━━ MATERIAL FOR THE TASK
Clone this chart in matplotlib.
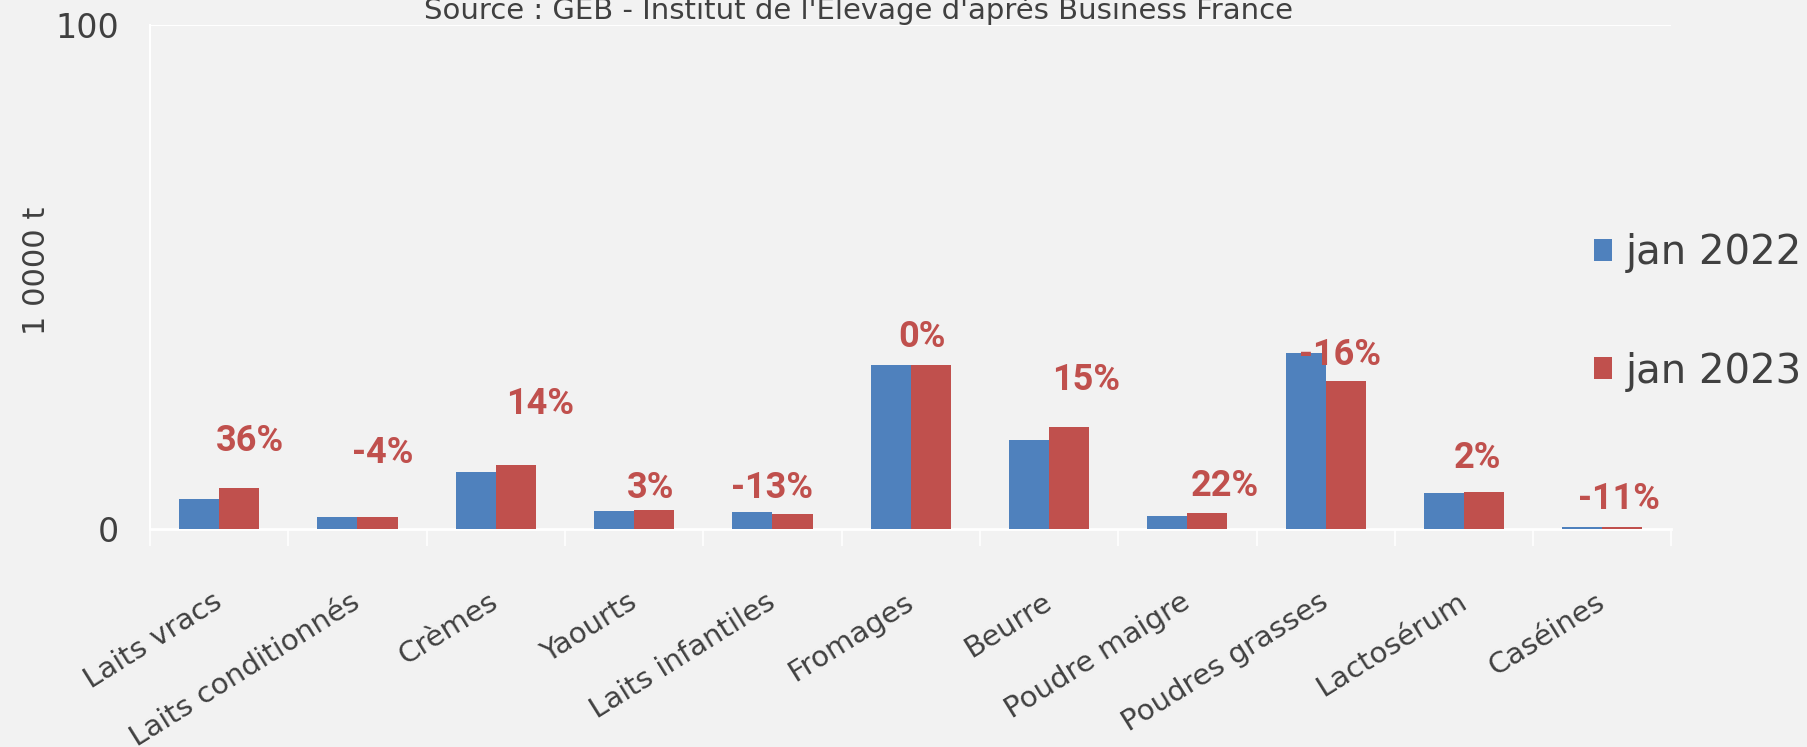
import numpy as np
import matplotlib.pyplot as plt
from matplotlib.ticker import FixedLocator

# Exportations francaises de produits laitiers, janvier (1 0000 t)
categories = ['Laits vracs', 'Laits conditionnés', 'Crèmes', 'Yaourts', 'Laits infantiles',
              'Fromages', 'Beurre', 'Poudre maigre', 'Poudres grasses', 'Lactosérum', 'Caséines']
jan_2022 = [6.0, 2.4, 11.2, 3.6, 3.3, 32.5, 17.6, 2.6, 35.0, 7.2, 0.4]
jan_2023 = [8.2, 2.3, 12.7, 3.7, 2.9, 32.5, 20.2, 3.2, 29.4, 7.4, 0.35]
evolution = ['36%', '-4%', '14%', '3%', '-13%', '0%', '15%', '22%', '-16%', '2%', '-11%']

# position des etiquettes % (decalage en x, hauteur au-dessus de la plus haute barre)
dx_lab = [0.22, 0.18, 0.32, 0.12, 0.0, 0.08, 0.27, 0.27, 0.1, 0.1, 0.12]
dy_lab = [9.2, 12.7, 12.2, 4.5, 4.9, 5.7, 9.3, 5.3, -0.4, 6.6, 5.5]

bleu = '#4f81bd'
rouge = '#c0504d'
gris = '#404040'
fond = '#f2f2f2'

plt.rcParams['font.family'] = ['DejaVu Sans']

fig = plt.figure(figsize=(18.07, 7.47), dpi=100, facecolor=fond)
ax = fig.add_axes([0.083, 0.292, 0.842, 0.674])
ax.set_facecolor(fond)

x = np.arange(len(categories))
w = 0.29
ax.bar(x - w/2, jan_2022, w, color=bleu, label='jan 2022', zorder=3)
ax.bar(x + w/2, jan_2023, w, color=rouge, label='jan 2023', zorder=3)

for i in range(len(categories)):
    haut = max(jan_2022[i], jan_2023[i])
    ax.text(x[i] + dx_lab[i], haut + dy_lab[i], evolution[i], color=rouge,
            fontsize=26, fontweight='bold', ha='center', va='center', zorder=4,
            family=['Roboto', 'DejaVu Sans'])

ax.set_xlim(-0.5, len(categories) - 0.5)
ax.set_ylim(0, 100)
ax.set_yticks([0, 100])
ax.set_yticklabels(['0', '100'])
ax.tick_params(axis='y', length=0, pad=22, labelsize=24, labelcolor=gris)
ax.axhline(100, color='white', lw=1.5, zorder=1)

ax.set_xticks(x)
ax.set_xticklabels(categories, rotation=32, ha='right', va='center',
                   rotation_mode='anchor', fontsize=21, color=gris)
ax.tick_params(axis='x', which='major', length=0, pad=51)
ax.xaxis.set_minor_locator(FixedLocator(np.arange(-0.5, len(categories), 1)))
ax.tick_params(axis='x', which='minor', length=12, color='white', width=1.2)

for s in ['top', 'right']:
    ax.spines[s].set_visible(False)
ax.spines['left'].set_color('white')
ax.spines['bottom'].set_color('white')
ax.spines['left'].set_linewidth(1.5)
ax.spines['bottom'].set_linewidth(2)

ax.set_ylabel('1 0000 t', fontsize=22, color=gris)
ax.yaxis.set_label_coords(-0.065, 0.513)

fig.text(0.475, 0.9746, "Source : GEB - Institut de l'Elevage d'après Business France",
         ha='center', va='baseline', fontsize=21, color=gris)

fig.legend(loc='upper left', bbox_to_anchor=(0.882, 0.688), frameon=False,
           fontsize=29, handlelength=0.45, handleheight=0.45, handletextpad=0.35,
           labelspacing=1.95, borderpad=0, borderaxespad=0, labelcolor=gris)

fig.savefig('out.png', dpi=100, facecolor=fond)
━━━━
━━ MATERIAL FOR THE TASK
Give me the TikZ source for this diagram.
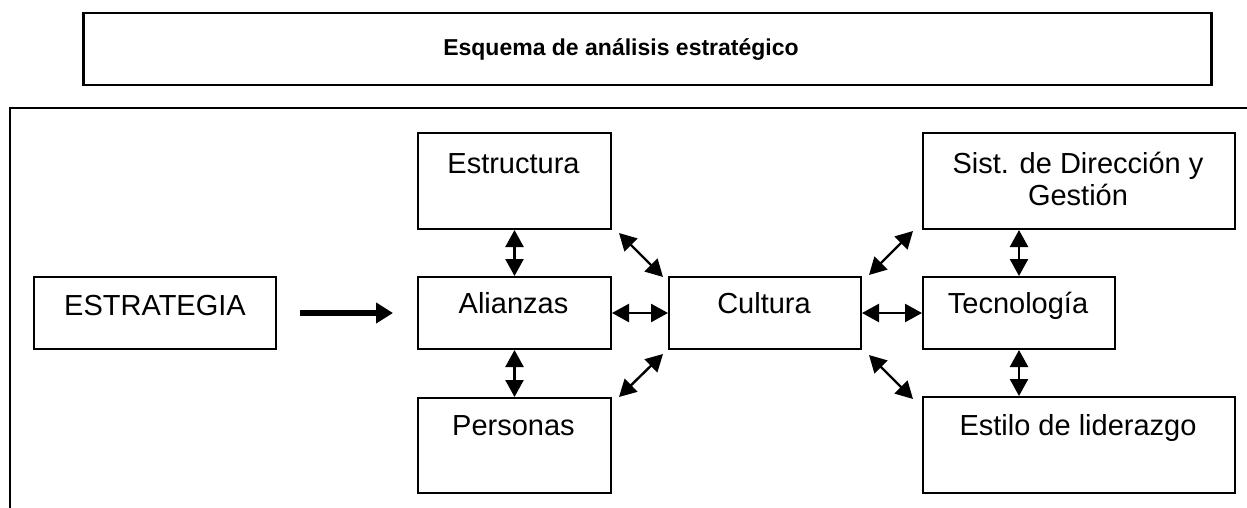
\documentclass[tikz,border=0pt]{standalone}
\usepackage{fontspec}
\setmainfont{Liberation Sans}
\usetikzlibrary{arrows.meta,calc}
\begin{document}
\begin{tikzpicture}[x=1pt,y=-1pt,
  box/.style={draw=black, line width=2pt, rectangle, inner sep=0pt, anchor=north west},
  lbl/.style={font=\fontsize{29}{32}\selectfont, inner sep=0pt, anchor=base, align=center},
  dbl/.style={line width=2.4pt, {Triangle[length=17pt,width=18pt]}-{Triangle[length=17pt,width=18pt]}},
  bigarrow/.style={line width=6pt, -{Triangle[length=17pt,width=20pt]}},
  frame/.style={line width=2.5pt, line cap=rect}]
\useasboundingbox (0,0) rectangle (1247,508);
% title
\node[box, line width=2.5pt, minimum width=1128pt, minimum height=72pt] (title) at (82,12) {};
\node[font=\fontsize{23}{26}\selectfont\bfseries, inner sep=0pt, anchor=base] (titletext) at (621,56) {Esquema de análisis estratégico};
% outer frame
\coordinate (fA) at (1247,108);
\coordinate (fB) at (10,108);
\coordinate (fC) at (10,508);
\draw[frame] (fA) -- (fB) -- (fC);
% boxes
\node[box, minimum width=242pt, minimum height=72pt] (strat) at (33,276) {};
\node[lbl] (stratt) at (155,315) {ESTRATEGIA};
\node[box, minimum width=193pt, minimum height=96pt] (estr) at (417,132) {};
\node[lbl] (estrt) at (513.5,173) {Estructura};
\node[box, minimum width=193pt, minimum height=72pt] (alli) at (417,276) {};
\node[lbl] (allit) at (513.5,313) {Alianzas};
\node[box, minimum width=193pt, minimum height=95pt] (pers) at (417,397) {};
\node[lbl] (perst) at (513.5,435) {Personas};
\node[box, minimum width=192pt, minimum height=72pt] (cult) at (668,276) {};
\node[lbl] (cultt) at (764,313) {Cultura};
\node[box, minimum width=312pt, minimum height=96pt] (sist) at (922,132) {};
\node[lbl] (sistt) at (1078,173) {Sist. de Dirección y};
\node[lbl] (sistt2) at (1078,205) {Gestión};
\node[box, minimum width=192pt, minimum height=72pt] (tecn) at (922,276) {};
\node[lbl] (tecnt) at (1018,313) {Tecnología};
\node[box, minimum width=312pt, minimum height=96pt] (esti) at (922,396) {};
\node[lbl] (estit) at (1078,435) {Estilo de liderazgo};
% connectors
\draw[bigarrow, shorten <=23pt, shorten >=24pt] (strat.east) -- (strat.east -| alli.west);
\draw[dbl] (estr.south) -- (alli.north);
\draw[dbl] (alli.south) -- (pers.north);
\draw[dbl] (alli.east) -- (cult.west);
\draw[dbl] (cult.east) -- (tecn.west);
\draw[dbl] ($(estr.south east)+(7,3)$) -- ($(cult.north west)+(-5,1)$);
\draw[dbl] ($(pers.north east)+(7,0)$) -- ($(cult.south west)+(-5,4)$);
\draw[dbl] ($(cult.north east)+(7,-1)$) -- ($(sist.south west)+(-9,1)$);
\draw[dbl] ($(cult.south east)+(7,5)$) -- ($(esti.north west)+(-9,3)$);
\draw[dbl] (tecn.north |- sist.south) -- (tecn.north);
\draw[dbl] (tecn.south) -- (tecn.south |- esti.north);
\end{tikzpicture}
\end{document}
━━━━
**REQUIREMENT**
Include both the line containing "Clone this chart in matplotlib." and the line containing "from matplotlib.ticker import FixedLocator" when you write out everything between them, exactly. Leave the pictures out.

**RESULT**
Clone this chart in matplotlib.
import numpy as np
import matplotlib.pyplot as plt
from matplotlib.ticker import FixedLocator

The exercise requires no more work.